Léon Maillé, Millau (Aveyron)

Fusions techniques aux municipales

Dans son analyse sur le nouveau paysage de la gauche, Michel Soudais trouve l’argument de François Hollande contre les fusions techniques « recevable » . Car, selon lui, « il faut encore s’assurer que celles-ci [des coalitions arithmétiques] permettront de gérer collectivement la commune gagnée pendant six ans » . Écrire cela, c’est croire que les municipales sont une proportionnelle intégrale, ce qui n’est pas du tout le cas.

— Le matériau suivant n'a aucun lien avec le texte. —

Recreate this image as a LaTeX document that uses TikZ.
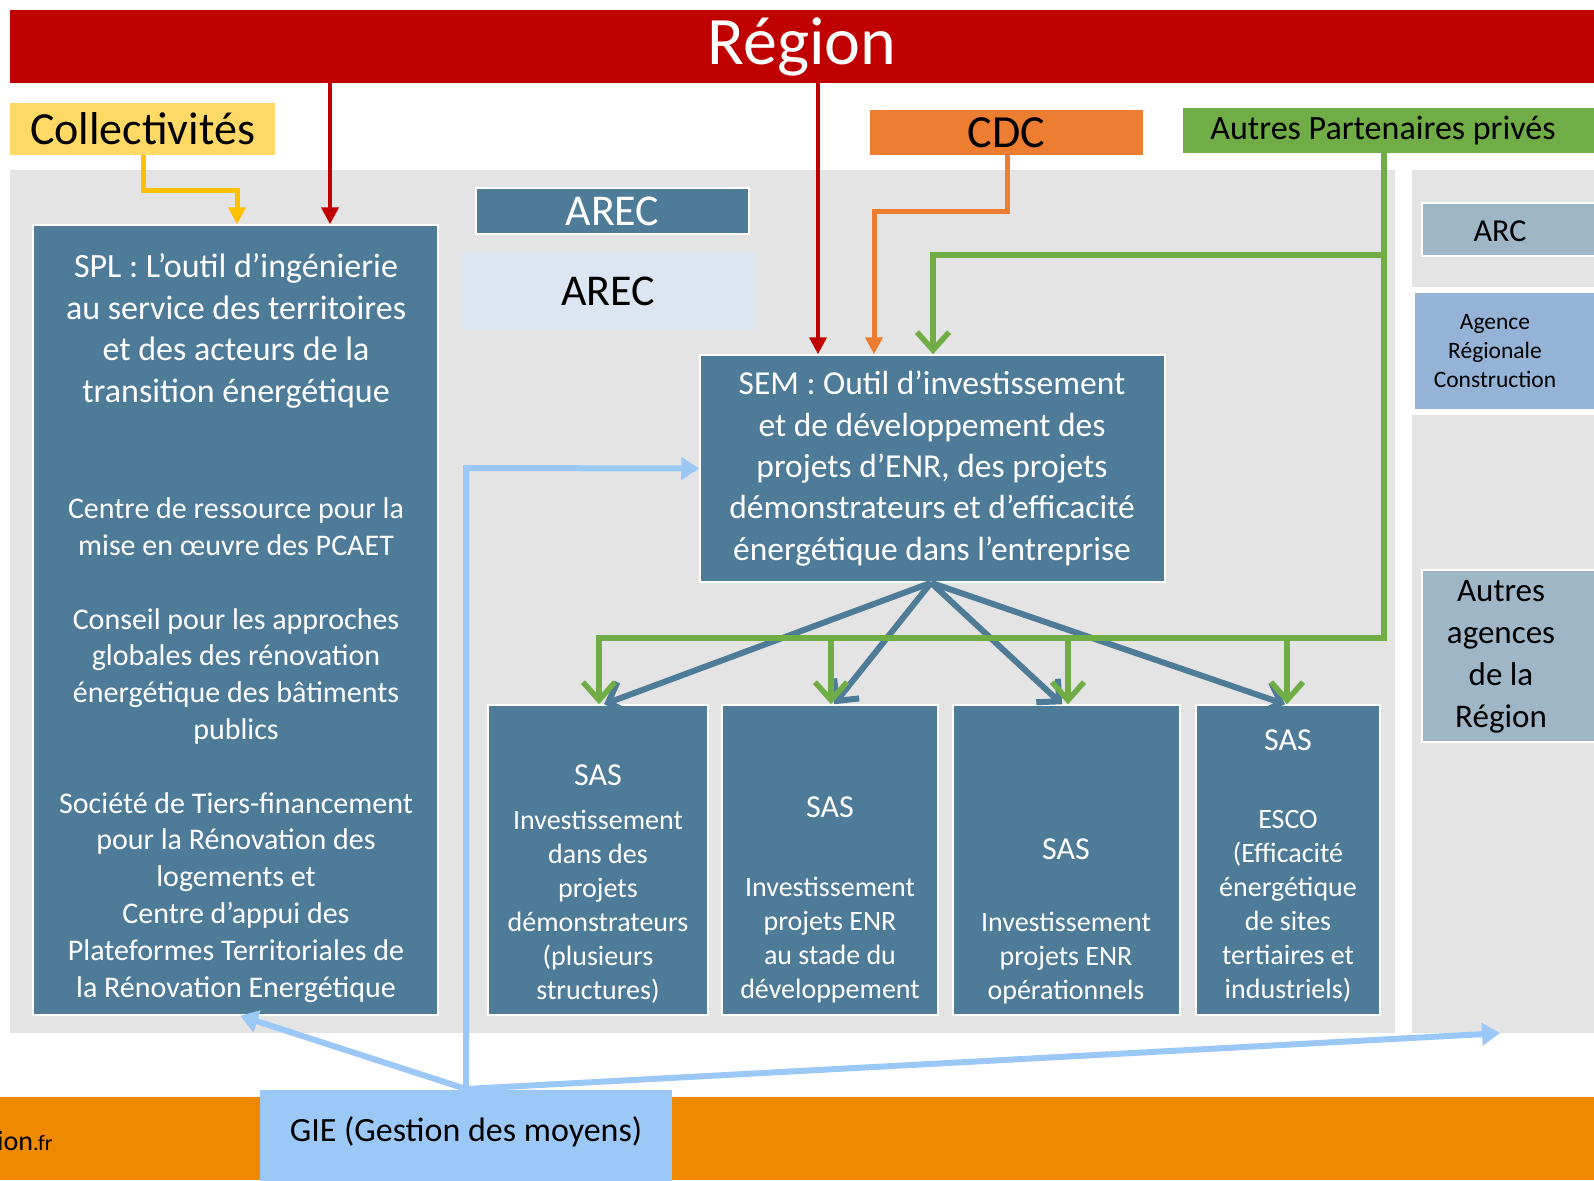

D’après le code électoral, une liste qui fait 50% reçoit 75% des sièges. Même dans une triangulaire, avec 40% en tête au second tour, une liste reçoit plus de 60% des sièges. Par exemple, si le maire PS sortant d’Agen et ses colistiers PS, PC,Verts (43,8% des voix au 1er tour) n’avaient pas refusé une fusion avec la liste « La voix des classes populaires » (7,66% des voix au 1er tour), où l’indépendance de ses éventuels élus aurait été garantie afin de jouer leur rôle d’opposants (c’est le sens du mot « technique »), ils n’auraient pas pris le risque supplémentaire de perdre. Ils se sont en effet privés d’une dynamique de rassemblement qui aurait pu leur donner une confortable majorité au conseil municipal (par exemple, 26 élus « gauche institutionnelle », 4 élus d’extrême gauche et 9 élus de droite). Avec des résultats similaires au 1er tour, l’exemple de la commune du Haillan en Gironde a montré que c’était possible.

Alors que l’ex-maire d’Agen, François Hollande et le PS avaient une belle occasion de démontrer leur attachement au pluralisme démocratique au sein des conseils municipaux, ils ont choisi finalement de se comporter comme si la gauche radicale n’était qu’un éventuel réservoir de voix pour le second tour.